Goldenshluger, Alexander, Oleg Lepski, and others. 2011. “Bandwidth Selection in Kernel Density Estimation: Oracle Inequalities and Adaptive Minimax Optimality.” The Annals of Statistics 39 (3). Institute of Mathematical Statistics: 1608–32.

Parzen, Emanuel. 1962. “On Estimation of a Probability Density Function and Mode.” The Annals of Mathematical Statistics 33 (3). JSTOR: 1065–76.

Rosenblatt, Murray. 1956. “Remarks on Some Nonparametric Estimates of a Density Function.” The Annals of Mathematical Statistics. JSTOR, 832–37.

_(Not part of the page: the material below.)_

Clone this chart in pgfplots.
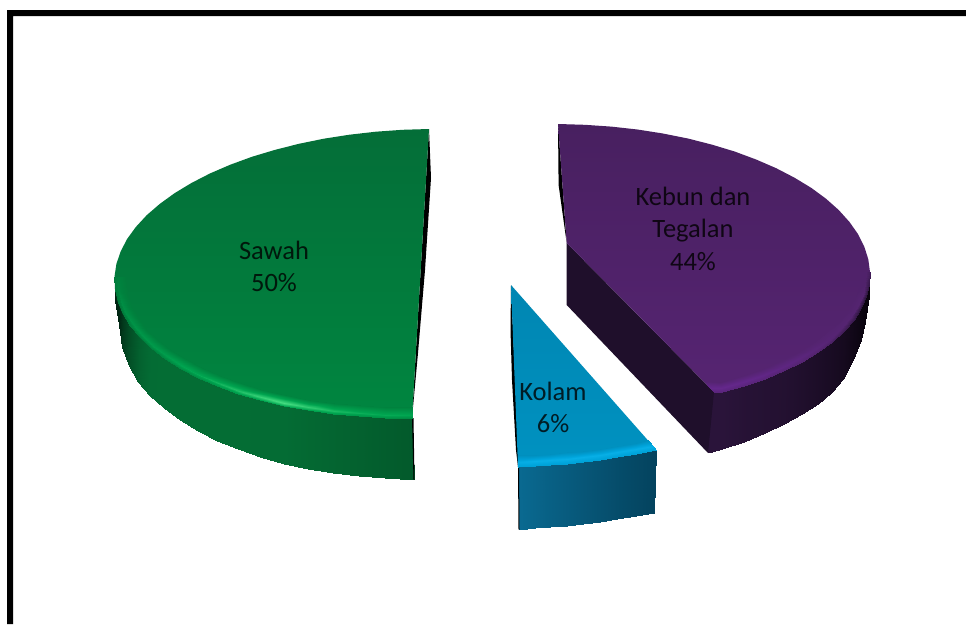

Wang, Qing, and Adriano Z Zambom. 2019. “Subsampling-Extrapolation Bandwidth Selection in Bivariate Kernel Density Estimation.” Journal of Statistical Computation and Simulation. Taylor & Francis, 1–20.

Wasserman, Larry. 2006. All of Nonparametric Statistics. Springer Science & Business Media.